→ **Instructions to follow**: Exactly the lines from the start of the data below through the line that contains "const ref = useRef<HTMLCanvasElement" are to be copied, with pictures left out.

→ **Given information**:
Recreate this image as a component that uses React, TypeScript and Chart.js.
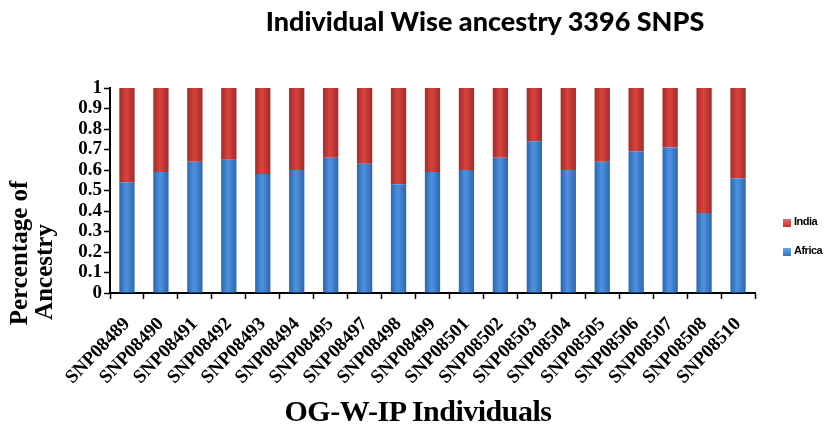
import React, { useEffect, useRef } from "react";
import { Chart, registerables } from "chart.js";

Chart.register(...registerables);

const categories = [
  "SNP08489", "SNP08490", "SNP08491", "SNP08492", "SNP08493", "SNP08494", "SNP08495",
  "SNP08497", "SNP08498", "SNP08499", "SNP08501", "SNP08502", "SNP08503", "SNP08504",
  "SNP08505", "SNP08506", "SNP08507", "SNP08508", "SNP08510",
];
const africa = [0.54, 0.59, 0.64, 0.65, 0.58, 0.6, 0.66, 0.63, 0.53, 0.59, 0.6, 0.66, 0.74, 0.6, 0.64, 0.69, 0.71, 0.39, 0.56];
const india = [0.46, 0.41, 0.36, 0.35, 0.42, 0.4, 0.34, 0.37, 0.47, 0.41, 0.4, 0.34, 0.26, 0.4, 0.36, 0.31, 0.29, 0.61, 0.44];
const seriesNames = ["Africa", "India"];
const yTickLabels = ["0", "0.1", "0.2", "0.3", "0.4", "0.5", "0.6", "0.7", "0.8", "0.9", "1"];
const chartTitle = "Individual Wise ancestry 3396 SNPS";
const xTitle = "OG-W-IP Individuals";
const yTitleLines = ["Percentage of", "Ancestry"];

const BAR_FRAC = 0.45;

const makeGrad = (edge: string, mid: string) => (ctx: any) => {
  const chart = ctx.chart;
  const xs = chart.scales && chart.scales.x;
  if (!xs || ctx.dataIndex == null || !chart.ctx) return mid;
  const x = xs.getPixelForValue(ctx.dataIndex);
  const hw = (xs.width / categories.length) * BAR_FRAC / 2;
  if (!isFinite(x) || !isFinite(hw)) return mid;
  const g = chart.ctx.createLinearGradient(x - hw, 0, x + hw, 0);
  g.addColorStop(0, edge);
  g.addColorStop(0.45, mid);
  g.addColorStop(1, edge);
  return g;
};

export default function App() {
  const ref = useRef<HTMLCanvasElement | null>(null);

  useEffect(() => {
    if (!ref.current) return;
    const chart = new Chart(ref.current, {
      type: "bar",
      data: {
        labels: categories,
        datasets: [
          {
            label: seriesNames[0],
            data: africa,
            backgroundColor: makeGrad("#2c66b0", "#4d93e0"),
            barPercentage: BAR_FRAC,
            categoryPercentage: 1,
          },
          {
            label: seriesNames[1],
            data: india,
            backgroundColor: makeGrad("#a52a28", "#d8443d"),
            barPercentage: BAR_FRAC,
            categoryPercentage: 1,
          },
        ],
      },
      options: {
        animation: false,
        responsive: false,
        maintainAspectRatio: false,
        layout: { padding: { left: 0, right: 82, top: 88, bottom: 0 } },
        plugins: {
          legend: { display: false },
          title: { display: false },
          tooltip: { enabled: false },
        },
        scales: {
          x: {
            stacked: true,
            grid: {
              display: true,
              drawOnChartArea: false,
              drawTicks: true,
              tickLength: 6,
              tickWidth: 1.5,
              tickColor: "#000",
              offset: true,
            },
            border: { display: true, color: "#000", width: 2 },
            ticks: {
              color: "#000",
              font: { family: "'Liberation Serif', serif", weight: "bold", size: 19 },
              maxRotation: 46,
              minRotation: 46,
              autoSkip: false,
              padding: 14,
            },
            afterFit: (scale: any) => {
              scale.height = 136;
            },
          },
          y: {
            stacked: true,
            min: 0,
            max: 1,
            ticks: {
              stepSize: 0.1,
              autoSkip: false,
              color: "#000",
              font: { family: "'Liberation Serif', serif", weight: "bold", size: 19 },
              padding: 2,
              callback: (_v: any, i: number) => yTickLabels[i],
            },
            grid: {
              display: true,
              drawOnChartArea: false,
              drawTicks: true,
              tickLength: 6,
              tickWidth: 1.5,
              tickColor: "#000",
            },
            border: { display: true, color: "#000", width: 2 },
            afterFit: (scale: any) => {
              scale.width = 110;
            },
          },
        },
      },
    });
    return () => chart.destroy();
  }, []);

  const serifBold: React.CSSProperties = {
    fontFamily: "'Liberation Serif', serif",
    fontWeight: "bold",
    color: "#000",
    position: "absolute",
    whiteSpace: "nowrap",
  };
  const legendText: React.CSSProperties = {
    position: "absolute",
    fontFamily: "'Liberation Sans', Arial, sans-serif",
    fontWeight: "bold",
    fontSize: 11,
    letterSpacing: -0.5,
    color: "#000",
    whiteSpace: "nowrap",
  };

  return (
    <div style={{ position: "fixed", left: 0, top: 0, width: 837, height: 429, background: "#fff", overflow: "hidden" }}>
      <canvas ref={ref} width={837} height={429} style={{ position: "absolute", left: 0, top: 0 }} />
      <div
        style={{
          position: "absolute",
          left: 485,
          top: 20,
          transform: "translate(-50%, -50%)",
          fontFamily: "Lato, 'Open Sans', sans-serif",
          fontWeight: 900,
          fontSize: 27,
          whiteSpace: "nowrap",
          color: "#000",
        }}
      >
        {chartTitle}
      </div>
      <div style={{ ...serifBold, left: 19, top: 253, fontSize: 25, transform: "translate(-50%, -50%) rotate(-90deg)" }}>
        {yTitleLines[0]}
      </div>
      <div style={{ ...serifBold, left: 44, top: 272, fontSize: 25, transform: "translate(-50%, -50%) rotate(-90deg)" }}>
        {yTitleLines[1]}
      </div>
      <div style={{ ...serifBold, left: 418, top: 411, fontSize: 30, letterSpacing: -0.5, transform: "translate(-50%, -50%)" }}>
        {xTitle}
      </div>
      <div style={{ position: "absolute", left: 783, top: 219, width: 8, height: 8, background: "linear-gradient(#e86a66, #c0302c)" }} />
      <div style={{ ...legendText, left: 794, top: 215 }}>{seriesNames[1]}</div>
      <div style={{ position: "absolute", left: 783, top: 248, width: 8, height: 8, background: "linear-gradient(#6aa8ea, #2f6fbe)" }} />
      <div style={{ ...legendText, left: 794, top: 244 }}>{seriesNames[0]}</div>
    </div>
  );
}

→ **Final result**:
Recreate this image as a component that uses React, TypeScript and Chart.js.
import React, { useEffect, useRef } from "react";
import { Chart, registerables } from "chart.js";

Chart.register(...registerables);

const categories = [
  "SNP08489", "SNP08490", "SNP08491", "SNP08492", "SNP08493", "SNP08494", "SNP08495",
  "SNP08497", "SNP08498", "SNP08499", "SNP08501", "SNP08502", "SNP08503", "SNP08504",
  "SNP08505", "SNP08506", "SNP08507", "SNP08508", "SNP08510",
];
const africa = [0.54, 0.59, 0.64, 0.65, 0.58, 0.6, 0.66, 0.63, 0.53, 0.59, 0.6, 0.66, 0.74, 0.6, 0.64, 0.69, 0.71, 0.39, 0.56];
const india = [0.46, 0.41, 0.36, 0.35, 0.42, 0.4, 0.34, 0.37, 0.47, 0.41, 0.4, 0.34, 0.26, 0.4, 0.36, 0.31, 0.29, 0.61, 0.44];
const seriesNames = ["Africa", "India"];
const yTickLabels = ["0", "0.1", "0.2", "0.3", "0.4", "0.5", "0.6", "0.7", "0.8", "0.9", "1"];
const chartTitle = "Individual Wise ancestry 3396 SNPS";
const xTitle = "OG-W-IP Individuals";
const yTitleLines = ["Percentage of", "Ancestry"];

const BAR_FRAC = 0.45;

const makeGrad = (edge: string, mid: string) => (ctx: any) => {
  const chart = ctx.chart;
  const xs = chart.scales && chart.scales.x;
  if (!xs || ctx.dataIndex == null || !chart.ctx) return mid;
  const x = xs.getPixelForValue(ctx.dataIndex);
  const hw = (xs.width / categories.length) * BAR_FRAC / 2;
  if (!isFinite(x) || !isFinite(hw)) return mid;
  const g = chart.ctx.createLinearGradient(x - hw, 0, x + hw, 0);
  g.addColorStop(0, edge);
  g.addColorStop(0.45, mid);
  g.addColorStop(1, edge);
  return g;
};

export default function App() {
  const ref = useRef<HTMLCanvasElement | null>(null);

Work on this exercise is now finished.